The day before christmas, and I am sitting in my favourite place in my house. My little backroom that looks on to the garden. There is a trampoline there now instead of flowers, but it is still my favourite place.I had wished hard to see snow, but it looks like it will be a green christmas. I like to sit back here and think, go on my computer. Currently I am smelling the ham that is cooking in the oven for tomorrow. Thinking about Christmas and family, and trying to make sure I remembered everything. Which for any that know me in the "real" world know my memory for some details are fantastic. The important stuff, well not so much!
Over the past few weeks I have been thinking about my grandmother - alot. We have had two christmases since she passed away, and no matter how long she lived, it does not seem long enough. This past week she would have been 91 years old. I miss her.
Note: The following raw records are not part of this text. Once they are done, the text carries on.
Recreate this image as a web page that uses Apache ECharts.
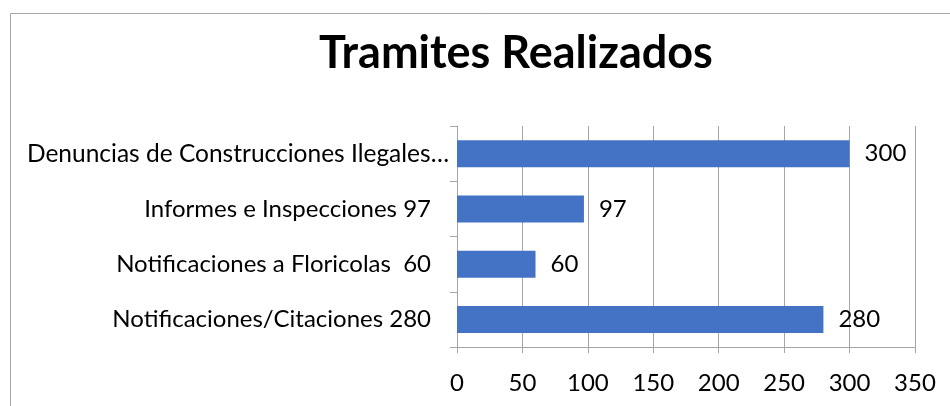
<!DOCTYPE html>
<html>
<head>
<meta charset="utf-8">
<script src="https://cdn.jsdelivr.net/npm/echarts@6/dist/echarts.min.js"></script>
<style>
  html, body { margin: 0; padding: 0; background: #fff; }
  #main { width: 950px; height: 406px; }
</style>
</head>
<body>
<div id="main"></div>
<script>
// categorias (de arriba hacia abajo)
var categorias = ['Denuncias de Construcciones Ilegales…', 'Informes e Inspecciones 97', 'Notificaciones a Floricolas  60', 'Notificaciones/Citaciones 280']
var valores = [300, 97, 60, 280]
var ticksX = { min: 0, max: 350, interval: 50 }

var myChart = echarts.init(document.getElementById('main'))
var fuente = 'Lato'
var gris = '#a6a6a6'

var option = {
  animation: false,
  title: {
    text: 'Tramites Realizados',
    left: 511,
    top: 26,
    textAlign: 'center',
    textStyle: { fontFamily: fuente, fontSize: 45, fontWeight: 'bold', color: '#000' }
  },
  graphic: [{
    type: 'rect',
    shape: { x: 10.5, y: 13.5, width: 1200, height: 600 },
    style: { fill: 'none', stroke: gris, lineWidth: 1 },
    z: -1
  }],
  grid: { left: 457, right: 35, top: 126, bottom: 59 },
  xAxis: {
    type: 'value',
    min: ticksX.min,
    max: ticksX.max,
    interval: ticksX.interval,
    axisLine: { show: true, lineStyle: { color: gris } },
    axisTick: { show: true, length: 6, lineStyle: { color: gris } },
    axisLabel: { fontFamily: fuente, fontSize: 24, color: '#000', margin: 24 },
    splitLine: { show: true, lineStyle: { color: gris } }
  },
  yAxis: {
    type: 'category',
    inverse: true,
    data: categorias,
    axisLine: { show: true, lineStyle: { color: gris } },
    axisTick: { show: true, length: 7, lineStyle: { color: gris } },
    axisLabel: {
      fontFamily: fuente,
      fontSize: 24,
      color: '#000',
      margin: 8,
      formatter: function (v, i) {
        return i === 0 ? '{b|' + v + '}' : '{a|' + v + '}'
      },
      rich: {
        a: { fontFamily: fuente, fontSize: 24, color: '#000', padding: [0, 18, 0, 0] },
        b: { fontFamily: fuente, fontSize: 24.5, color: '#000' }
      }
    }
  },
  series: [{
    type: 'bar',
    data: valores,
    barWidth: 27,
    itemStyle: { color: '#4472c4' },
    label: {
      show: true,
      position: 'right',
      distance: 15,
      fontFamily: fuente,
      fontSize: 24,
      color: '#000'
    }
  }]
}
myChart.setOption(option)
</script>
</body>
</html>
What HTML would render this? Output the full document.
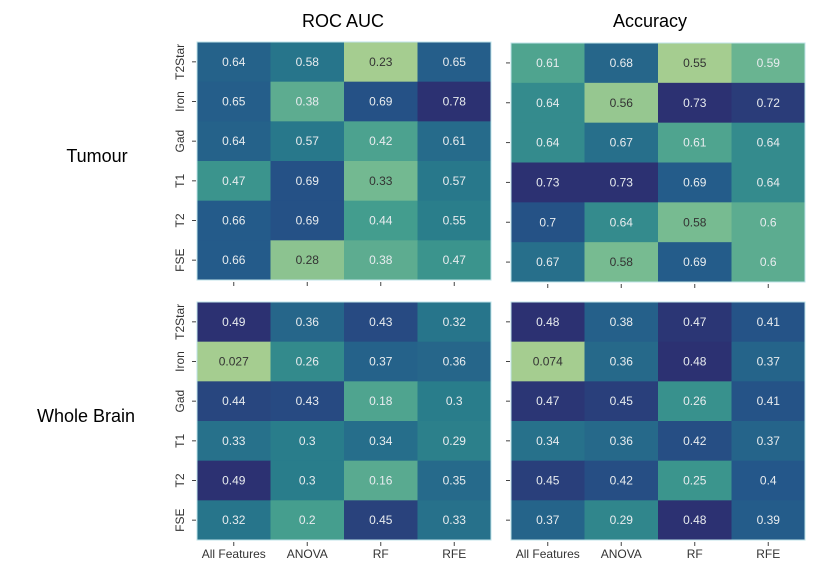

Reading on a friends facebook yesturday about her feelings for her recently passed grandmother, I started crying so hard over missing mine. I wish I had listened more, spent more time with her and loved her more. Life seems cruel to me, just when you are really at a place in your own life to be able to really listen, and see someone for how wonderful they are, time seems to slip away faster.
Over the past month, I have worked on this.. trying to listen to really hear what people are saying. And I have learned really amazing things.
So Merry Christmas to all who celebrate , and I wish you the enjoyment of spending time with those you love and being "present" in your life. I will be remembering the ones I have loved, the ones who are with me and celebrating how very lucky and blessed I am.
I wish you all great love, peace and childhood wonder.
1 comment:
wishing you great love too my friend!